▸ PROBLEM TO SOLVE
Copy out every line of the records where the string "this" occurs.

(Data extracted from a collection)
━━━━━━

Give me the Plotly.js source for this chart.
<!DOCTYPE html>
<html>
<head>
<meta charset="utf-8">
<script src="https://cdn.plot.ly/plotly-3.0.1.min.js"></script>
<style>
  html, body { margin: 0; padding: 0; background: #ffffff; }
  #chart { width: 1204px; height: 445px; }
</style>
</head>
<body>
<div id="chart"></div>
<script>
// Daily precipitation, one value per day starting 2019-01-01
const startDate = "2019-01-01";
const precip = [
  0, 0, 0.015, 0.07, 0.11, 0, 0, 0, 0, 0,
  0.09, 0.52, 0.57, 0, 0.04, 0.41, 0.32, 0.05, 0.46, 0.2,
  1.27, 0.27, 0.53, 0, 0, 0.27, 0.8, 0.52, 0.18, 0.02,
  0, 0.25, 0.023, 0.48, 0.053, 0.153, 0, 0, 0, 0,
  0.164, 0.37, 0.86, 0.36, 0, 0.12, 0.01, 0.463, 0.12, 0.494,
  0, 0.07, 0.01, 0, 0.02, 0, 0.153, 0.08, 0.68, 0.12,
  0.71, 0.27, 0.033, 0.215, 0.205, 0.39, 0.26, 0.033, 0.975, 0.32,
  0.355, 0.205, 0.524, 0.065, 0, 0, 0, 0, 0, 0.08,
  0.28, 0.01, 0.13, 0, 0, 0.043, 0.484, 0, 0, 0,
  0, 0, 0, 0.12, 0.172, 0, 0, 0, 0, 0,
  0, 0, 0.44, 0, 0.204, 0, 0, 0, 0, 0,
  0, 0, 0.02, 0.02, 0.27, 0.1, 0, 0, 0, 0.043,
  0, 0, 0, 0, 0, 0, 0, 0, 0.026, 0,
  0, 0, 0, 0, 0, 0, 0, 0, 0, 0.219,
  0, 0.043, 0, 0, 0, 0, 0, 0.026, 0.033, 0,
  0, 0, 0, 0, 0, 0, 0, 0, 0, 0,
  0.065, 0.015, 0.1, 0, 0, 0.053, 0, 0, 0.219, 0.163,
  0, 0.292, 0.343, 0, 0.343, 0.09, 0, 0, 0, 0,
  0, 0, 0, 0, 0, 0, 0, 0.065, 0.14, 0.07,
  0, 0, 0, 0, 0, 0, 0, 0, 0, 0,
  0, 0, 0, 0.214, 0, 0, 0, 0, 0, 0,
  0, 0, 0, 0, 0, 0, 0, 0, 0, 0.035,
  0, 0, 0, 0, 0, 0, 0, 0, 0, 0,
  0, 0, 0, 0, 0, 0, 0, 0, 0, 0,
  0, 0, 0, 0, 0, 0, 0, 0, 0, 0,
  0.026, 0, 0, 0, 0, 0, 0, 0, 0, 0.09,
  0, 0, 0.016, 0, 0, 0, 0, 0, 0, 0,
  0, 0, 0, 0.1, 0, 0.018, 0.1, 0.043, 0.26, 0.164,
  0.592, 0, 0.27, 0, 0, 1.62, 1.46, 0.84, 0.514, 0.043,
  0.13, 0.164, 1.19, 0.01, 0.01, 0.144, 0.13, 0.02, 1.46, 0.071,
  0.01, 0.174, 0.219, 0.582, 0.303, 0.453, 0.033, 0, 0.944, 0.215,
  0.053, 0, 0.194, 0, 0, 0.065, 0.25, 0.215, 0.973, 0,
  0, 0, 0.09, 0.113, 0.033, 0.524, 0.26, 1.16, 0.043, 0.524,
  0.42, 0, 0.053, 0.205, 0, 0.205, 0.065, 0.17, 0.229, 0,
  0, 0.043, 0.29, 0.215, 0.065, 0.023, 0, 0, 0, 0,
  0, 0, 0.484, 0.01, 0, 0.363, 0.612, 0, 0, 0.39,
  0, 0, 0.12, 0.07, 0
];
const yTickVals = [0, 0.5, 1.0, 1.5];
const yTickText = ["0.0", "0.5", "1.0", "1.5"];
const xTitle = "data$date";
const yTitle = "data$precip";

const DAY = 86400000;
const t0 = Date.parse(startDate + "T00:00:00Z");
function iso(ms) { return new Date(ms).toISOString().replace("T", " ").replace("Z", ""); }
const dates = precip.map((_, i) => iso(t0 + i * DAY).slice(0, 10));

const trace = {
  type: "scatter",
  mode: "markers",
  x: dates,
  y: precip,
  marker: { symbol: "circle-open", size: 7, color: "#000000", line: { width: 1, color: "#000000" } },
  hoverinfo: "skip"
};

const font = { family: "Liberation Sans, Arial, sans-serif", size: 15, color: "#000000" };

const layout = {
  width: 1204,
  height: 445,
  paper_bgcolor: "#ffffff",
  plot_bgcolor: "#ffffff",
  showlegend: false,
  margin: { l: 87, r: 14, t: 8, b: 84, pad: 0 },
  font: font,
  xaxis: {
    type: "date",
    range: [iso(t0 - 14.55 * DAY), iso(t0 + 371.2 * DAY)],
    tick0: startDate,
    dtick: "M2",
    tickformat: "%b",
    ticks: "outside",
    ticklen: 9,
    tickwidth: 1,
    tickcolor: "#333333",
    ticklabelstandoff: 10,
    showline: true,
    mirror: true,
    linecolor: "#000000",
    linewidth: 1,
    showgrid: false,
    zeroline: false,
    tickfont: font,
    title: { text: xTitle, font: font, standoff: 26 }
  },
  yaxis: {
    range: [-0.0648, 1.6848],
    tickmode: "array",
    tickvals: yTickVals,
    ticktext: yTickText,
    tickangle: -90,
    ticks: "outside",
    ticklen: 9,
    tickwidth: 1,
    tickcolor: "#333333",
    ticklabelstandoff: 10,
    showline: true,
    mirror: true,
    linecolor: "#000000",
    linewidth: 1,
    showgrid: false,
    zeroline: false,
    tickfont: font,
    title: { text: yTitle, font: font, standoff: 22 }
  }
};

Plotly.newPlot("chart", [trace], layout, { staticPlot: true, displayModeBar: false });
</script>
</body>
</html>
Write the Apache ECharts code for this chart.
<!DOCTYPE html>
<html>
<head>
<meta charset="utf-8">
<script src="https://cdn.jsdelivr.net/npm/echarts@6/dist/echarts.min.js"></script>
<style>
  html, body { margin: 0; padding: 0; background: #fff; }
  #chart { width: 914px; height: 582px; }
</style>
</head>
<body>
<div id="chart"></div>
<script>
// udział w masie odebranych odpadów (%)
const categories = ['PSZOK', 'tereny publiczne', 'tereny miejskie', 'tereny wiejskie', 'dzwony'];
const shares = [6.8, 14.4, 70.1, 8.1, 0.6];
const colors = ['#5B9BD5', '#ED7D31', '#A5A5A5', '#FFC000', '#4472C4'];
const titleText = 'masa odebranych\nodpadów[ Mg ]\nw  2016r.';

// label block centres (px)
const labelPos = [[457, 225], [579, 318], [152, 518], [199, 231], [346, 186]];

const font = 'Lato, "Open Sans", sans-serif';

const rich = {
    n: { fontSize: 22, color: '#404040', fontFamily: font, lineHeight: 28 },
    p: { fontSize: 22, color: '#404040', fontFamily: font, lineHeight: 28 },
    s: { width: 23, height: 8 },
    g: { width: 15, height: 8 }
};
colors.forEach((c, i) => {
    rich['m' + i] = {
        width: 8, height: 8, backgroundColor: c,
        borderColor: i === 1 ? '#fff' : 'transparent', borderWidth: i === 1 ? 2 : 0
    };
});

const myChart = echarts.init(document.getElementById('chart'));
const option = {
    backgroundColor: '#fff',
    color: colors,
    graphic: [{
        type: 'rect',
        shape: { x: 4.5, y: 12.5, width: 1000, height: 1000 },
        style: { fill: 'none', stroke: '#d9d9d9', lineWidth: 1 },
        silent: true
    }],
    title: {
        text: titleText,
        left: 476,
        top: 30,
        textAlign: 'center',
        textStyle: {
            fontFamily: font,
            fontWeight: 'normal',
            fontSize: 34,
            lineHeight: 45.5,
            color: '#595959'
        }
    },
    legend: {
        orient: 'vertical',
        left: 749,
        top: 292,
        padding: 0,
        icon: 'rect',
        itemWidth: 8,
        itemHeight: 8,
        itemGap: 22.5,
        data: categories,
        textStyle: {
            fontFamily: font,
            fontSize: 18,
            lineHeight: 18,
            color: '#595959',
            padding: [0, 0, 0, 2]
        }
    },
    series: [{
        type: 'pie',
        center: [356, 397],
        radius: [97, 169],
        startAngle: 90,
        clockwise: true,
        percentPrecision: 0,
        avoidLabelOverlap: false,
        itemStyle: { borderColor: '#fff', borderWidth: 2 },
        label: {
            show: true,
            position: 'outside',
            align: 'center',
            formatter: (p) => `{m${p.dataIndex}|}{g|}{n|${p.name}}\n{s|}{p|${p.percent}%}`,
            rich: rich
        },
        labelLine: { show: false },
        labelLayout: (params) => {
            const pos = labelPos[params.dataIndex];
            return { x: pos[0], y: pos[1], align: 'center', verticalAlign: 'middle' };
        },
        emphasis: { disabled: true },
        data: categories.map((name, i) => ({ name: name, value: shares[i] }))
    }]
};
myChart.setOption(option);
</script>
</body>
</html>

━━━━━━

▸ THE REPLY
Give me the Plotly.js source for this chart.
Write the Apache ECharts code for this chart.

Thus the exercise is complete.